What you need to do -
Scan the records below. List lines holding "this".

/---

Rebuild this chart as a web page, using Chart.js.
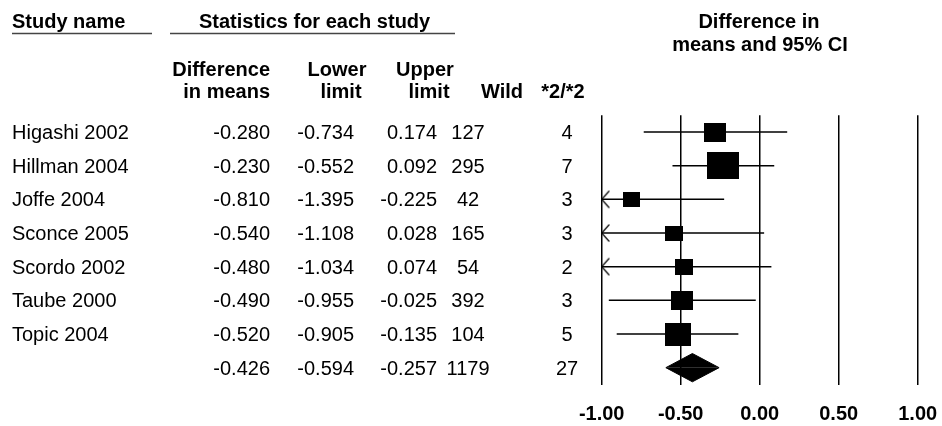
<!DOCTYPE html>
<html>
<head>
<meta charset="utf-8">
<script src="https://cdn.jsdelivr.net/npm/chart.js@4.4.0/dist/chart.umd.min.js"></script>
<style>
  html, body { margin: 0; padding: 0; background: #fff; }
  #wrap { width: 942px; height: 426px; }
</style>
</head>
<body>
<div id="wrap"><canvas id="forest" width="942" height="426"></canvas></div>
<script>
// Study level data
const studies = ['Higashi 2002', 'Hillman 2004', 'Joffe 2004', 'Sconce 2005', 'Scordo 2002', 'Taube 2000', 'Topic 2004'];
const diffMeans = [-0.280, -0.230, -0.810, -0.540, -0.480, -0.490, -0.520];
const lowerLimit = [-0.734, -0.552, -1.395, -1.108, -1.034, -0.955, -0.905];
const upperLimit = [0.174, 0.092, -0.225, 0.028, 0.074, -0.025, -0.135];
const wildCount = [127, 295, 42, 165, 54, 392, 104];
const star2Count = [4, 7, 3, 3, 2, 3, 5];

// Pooled estimate
const pooledDiff = -0.426;
const pooledLower = -0.594;
const pooledUpper = -0.257;
const pooledWild = 1179;
const pooledStar2 = 27;

const xTicks = [-1.0, -0.5, 0.0, 0.5, 1.0];

const FONT = '"Liberation Sans", Arial, Helvetica, sans-serif';
const X_MIN = -1, X_MAX = 1;
const summaryRow = studies.length + 1;
const diamondHalf = 0.42; // half height of the diamond, in rows

// box size follows inverse-variance weight (area ~ weight)
function boxImage(i) {
  const se = (upperLimit[i] - lowerLimit[i]) / (2 * 1.96);
  const c = document.createElement('canvas');
  c.width = Math.round(5.2 / se);
  c.height = Math.round(4.45 / se);
  const g = c.getContext('2d');
  g.fillStyle = '#000';
  g.fillRect(0, 0, c.width, c.height);
  return c;
}

// open arrow head "<", tip at the centre of the canvas
function arrowImage() {
  const c = document.createElement('canvas');
  c.width = 18; c.height = 20;
  const g = c.getContext('2d');
  g.strokeStyle = '#000';
  g.lineWidth = 1.2;
  g.beginPath();
  g.moveTo(9 + 7.5, 10 - 8.5);
  g.lineTo(9, 10);
  g.lineTo(9 + 7.5, 10 + 8.5);
  g.stroke();
  return c;
}

const boxes = studies.map((s, i) => boxImage(i));
const arrow = arrowImage();

const datasets = [];

// confidence interval lines
studies.forEach((s, i) => {
  datasets.push({
    type: 'line',
    data: [{ x: lowerLimit[i], y: i + 1 }, { x: upperLimit[i], y: i + 1 }],
    borderColor: '#000',
    borderWidth: 1.5,
    pointRadius: 0,
    fill: false
  });
});

// arrows where the interval runs past the axis
datasets.push({
  type: 'scatter',
  data: studies.map((s, i) => ({ x: X_MIN, y: i + 1 })).filter((p, i) => lowerLimit[i] < X_MIN),
  pointStyle: arrow,
  pointRadius: 5
});

// point estimates
datasets.push({
  type: 'scatter',
  data: studies.map((s, i) => ({ x: diffMeans[i], y: i + 1 })),
  pointStyle: ctx => boxes[ctx.dataIndex],
  pointRadius: 5
});

// pooled diamond, upper and lower halves
[-1, 1].forEach(dir => {
  datasets.push({
    type: 'line',
    data: [
      { x: pooledLower, y: summaryRow },
      { x: pooledDiff, y: summaryRow + dir * diamondHalf },
      { x: pooledUpper, y: summaryRow }
    ],
    borderColor: '#000',
    borderWidth: 1,
    backgroundColor: '#000',
    pointRadius: 0,
    tension: 0,
    fill: { value: summaryRow }
  });
});

function txt(ctx, s, x, y, align, bold) {
  ctx.font = (bold ? 'bold ' : '') + '20px ' + FONT;
  ctx.textAlign = align;
  ctx.fillText(s, x, y);
}

const tablePlugin = {
  id: 'tableText',
  afterDraw(chart) {
    const ctx = chart.ctx;
    const yScale = chart.scales.y;
    ctx.save();
    ctx.fillStyle = '#000';
    ctx.textBaseline = 'alphabetic';

    // headers
    txt(ctx, 'Study name', 12, 28, 'left', true);
    txt(ctx, 'Statistics for each study', 199, 28, 'left', true);
    txt(ctx, 'Difference in', 759, 28, 'center', true);
    txt(ctx, 'means and 95% CI', 760, 51, 'center', true);
    txt(ctx, 'Difference', 270, 76, 'right', true);
    txt(ctx, 'in means', 270, 98, 'right', true);
    txt(ctx, 'Lower', 337, 76, 'center', true);
    txt(ctx, 'limit', 341, 98, 'center', true);
    txt(ctx, 'Upper', 425, 76, 'center', true);
    txt(ctx, 'limit', 429, 98, 'center', true);
    txt(ctx, 'Wild', 502, 98, 'center', true);
    txt(ctx, '*2/*2', 563, 98, 'center', true);

    ctx.strokeStyle = '#444';
    ctx.lineWidth = 1.5;
    ctx.beginPath();
    ctx.moveTo(12, 33.5); ctx.lineTo(152, 33.5);
    ctx.moveTo(170, 33.5); ctx.lineTo(455, 33.5);
    ctx.stroke();

    // study rows and pooled row
    const rows = studies.map((s, i) => [s, diffMeans[i], lowerLimit[i], upperLimit[i], wildCount[i], star2Count[i]]);
    rows.push(['', pooledDiff, pooledLower, pooledUpper, pooledWild, pooledStar2]);
    rows.forEach((r, i) => {
      const y = yScale.getPixelForValue(i + 1) + 7;
      txt(ctx, r[0], 12, y, 'left', false);
      txt(ctx, r[1].toFixed(3), 270, y, 'right', false);
      txt(ctx, r[2].toFixed(3), 354, y, 'right', false);
      txt(ctx, r[3].toFixed(3), 437, y, 'right', false);
      txt(ctx, String(r[4]), 468, y, 'center', false);
      txt(ctx, String(r[5]), 567, y, 'center', false);
    });
    ctx.restore();
  }
};

new Chart(document.getElementById('forest'), {
  type: 'scatter',
  data: { datasets },
  options: {
    responsive: false,
    animation: false,
    devicePixelRatio: 1,
    layout: { padding: { left: 601.7, right: 24.3, top: 115.2, bottom: 0 } },
    plugins: {
      legend: { display: false },
      tooltip: { enabled: false }
    },
    scales: {
      x: {
        type: 'linear',
        min: X_MIN,
        max: X_MAX,
        afterBuildTicks: scale => { scale.ticks = xTicks.map(v => ({ value: v })); },
        // fixed axis band below the plot, no extra side padding for labels
        afterFit: scale => {
          scale.height = 41.5;
          scale.paddingLeft = 0;
          scale.paddingRight = 0;
        },
        ticks: {
          callback: v => Number(v).toFixed(2),
          color: '#000',
          padding: 18,
          font: { family: FONT, size: 20, weight: 'bold' }
        },
        grid: { color: '#000', lineWidth: 1.5, drawTicks: false },
        border: { display: false }
      },
      y: {
        type: 'linear',
        reverse: true,
        min: 0.5,
        max: 8.5,
        display: false
      }
    }
  },
  plugins: [tablePlugin]
});
</script>
</body>
</html>
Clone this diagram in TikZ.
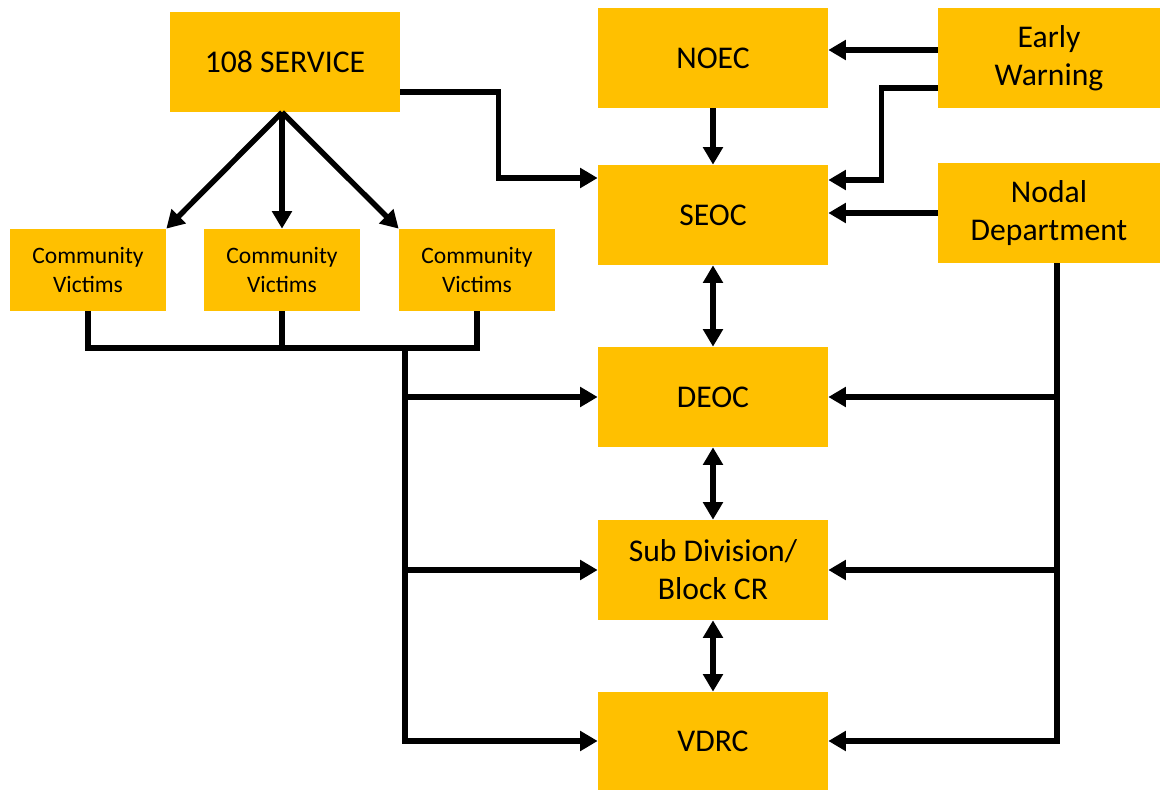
\documentclass[tikz,border=0pt]{standalone}
\usepackage{fontspec}
\setmainfont{Carlito}
\usetikzlibrary{arrows.meta}
\definecolor{boxamber}{RGB}{255,192,0}
\begin{document}
\begin{tikzpicture}[
    >={Triangle[length=10pt,width=11pt]},
    unitbox/.style={
        rectangle,
        fill=boxamber,
        minimum width=4.6cm,
        minimum height=2cm,
        inner sep=2pt,
        align=center,
        font=\fontsize{18}{21.6}\selectfont
    },
    victimbox/.style={
        unitbox,
        minimum width=3.12cm,
        minimum height=1.64cm,
        font=\fontsize{13.4}{16.4}\selectfont
    },
    link/.style={
        draw,
        line width=3.1pt
    }
]
\useasboundingbox (0,0) rectangle (23.28,-15.82);

% ============ TOP ROW ============
\node[unitbox] (svc) at (5.70, -1.24) {108 SERVICE};
\node[unitbox] (noec) at (14.26, -1.16) {NOEC};
\node[unitbox, minimum width=4.44cm] (early) at (20.98, -1.16) {Early\\Warning};

% ============ SECOND ROW ============
\node[unitbox] (seoc) at (14.26, -4.30) {SEOC};
\node[unitbox, minimum width=4.44cm] (nodal) at (20.98, -4.26) {Nodal\\Department};

% Community boxes
\node[victimbox] (cv1) at (1.76, -5.40) {Community\\Victims};
\node[victimbox] (cv2) at (5.64, -5.40) {Community\\Victims};
\node[victimbox] (cv3) at (9.54, -5.40) {Community\\Victims};

% ============ LOWER LEVELS ============
\node[unitbox] (deoc) at (14.26, -7.94) {DEOC};
\node[unitbox] (subdiv) at (14.26, -11.40) {Sub Division/\\Block CR};
\node[unitbox, minimum height=1.96cm] (vdrc) at (14.26, -14.82) {VDRC};

% ============ CONNECTORS ============
% 108 service
\coordinate (svcfoot) at ([xshift=-0.06cm]svc.south);
\draw[link, ->] ([yshift=-0.6cm]svc.east) -- ++(1.96, 0) |- ([yshift=0.74cm]seoc.west);
\draw[link, ->] (svcfoot) -- (cv1.north east);
\draw[link, ->] (svcfoot) -- (svcfoot |- cv2.north);
\draw[link, ->] (svcfoot) -- (cv3.north west);

% Early warning and nodal department into SEOC
\draw[link, ->] (noec) -- (seoc);
\draw[link, ->] ([yshift=0.16cm]early.west) -- ([yshift=0.16cm]noec.east);
\draw[link, ->] ([yshift=-0.6cm]early.west) -- ++(-1.12, 0) |- ([yshift=0.7cm]seoc.east);
\draw[link, ->] (nodal.west) -- (nodal.west -| seoc.east);

% Chain of control rooms
\draw[link, <->] (seoc) -- (deoc);
\draw[link, <->] (deoc) -- (subdiv);
\draw[link, <->] (subdiv) -- (vdrc);

% Community victims bus
\coordinate (bus) at (0, -6.96);
\coordinate (trunk) at (8.10, -6.96);
\draw[link] (cv1.south) |- (bus -| cv3.south) -- (cv3.south);
\draw[link] (cv2.south) -- (cv2.south |- bus);
\draw[link, ->] (trunk) |- (vdrc.west);
\draw[link, ->] (trunk |- deoc.west) -- (deoc.west);
\draw[link, ->] (trunk |- subdiv.west) -- (subdiv.west);

% Nodal department down the right side
\coordinate (nodaldown) at ([xshift=0.16cm]nodal.south);
\draw[link, ->] (nodaldown) |- (vdrc.east);
\draw[link, ->] (nodaldown |- deoc.east) -- (deoc.east);
\draw[link, ->] (nodaldown |- subdiv.east) -- (subdiv.east);

\end{tikzpicture}
\end{document}
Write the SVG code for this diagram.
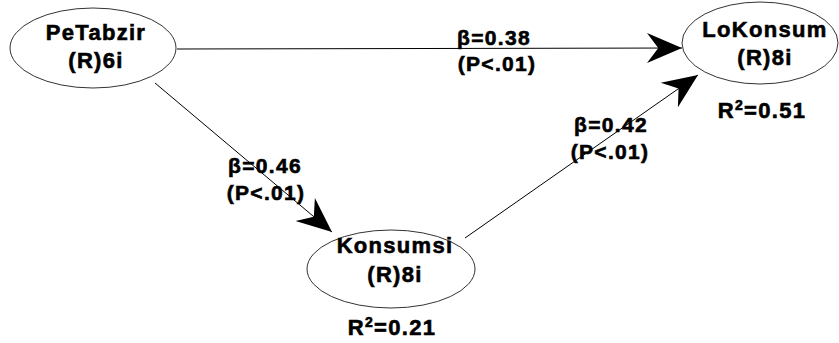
<svg xmlns="http://www.w3.org/2000/svg" width="839" height="343" viewBox="0 0 839 343">
<style>
.node{fill:#fff;stroke:#333;stroke-width:1}
.t{font-family:"Liberation Sans",Arial,sans-serif;font-weight:bold;font-size:22px;letter-spacing:1.3px;fill:#000;stroke:#000;stroke-width:0.6px;text-anchor:middle}
.l{font-family:"Liberation Sans",Arial,sans-serif;font-weight:bold;font-size:21px;letter-spacing:1.3px;fill:#000;stroke:#000;stroke-width:0.6px;text-anchor:middle}
.e{stroke:#000;stroke-width:1;fill:none;marker-end:url(#ah)}
</style>
<defs>
<marker id="ah" markerUnits="userSpaceOnUse" orient="auto" refX="0" refY="0" markerWidth="40" markerHeight="40" viewBox="-30 -15 32 30" overflow="visible">
<path d="M0,0 L-28,-12 L-19,0 L-28,12 Z" fill="#000"/>
</marker>
</defs>
<rect width="839" height="343" fill="#fff"/>
<g id="connectors">
<line class="e" x1="177" y1="49" x2="682" y2="48"/>
<line class="e" x1="155" y1="83" x2="332" y2="232"/>
<line class="e" x1="465" y1="238" x2="698" y2="75"/>
</g>
<g id="PeTabzir">
<ellipse class="node" cx="93" cy="48" rx="83" ry="40"/>
<text class="t" x="96" y="40">PeTabzir</text>
<text class="t" x="96" y="68">(R)6i</text>
</g>
<g id="LoKonsum">
<ellipse class="node" cx="760" cy="43" rx="78" ry="41"/>
<text class="t" x="765" y="37">LoKonsum</text>
<text class="t" x="765" y="65">(R)8i</text>
<text class="t" x="762" y="118">R<tspan font-size="14" dy="-8">2</tspan><tspan dy="8">=0.51</tspan></text>
</g>
<g id="Konsumsi">
<ellipse class="node" cx="391" cy="269" rx="84" ry="39"/>
<text class="t" x="395" y="253">Konsumsi</text>
<text class="t" x="395" y="282">(R)8i</text>
<text class="t" x="392" y="335">R<tspan font-size="14" dy="-8">2</tspan><tspan dy="8">=0.21</tspan></text>
</g>
<g id="labels">
<text class="l" x="494" y="45">β=0.38</text>
<text class="l" x="497" y="71">(P&lt;.01)</text>
<text class="l" x="265" y="173">β=0.46</text>
<text class="l" x="266" y="200">(P&lt;.01)</text>
<text class="l" x="611" y="132">β=0.42</text>
<text class="l" x="610" y="159">(P&lt;.01)</text>
</g>
</svg>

\---

Solved exercise -
Rebuild this chart as a web page, using Chart.js.
Clone this diagram in TikZ.
Write the SVG code for this diagram.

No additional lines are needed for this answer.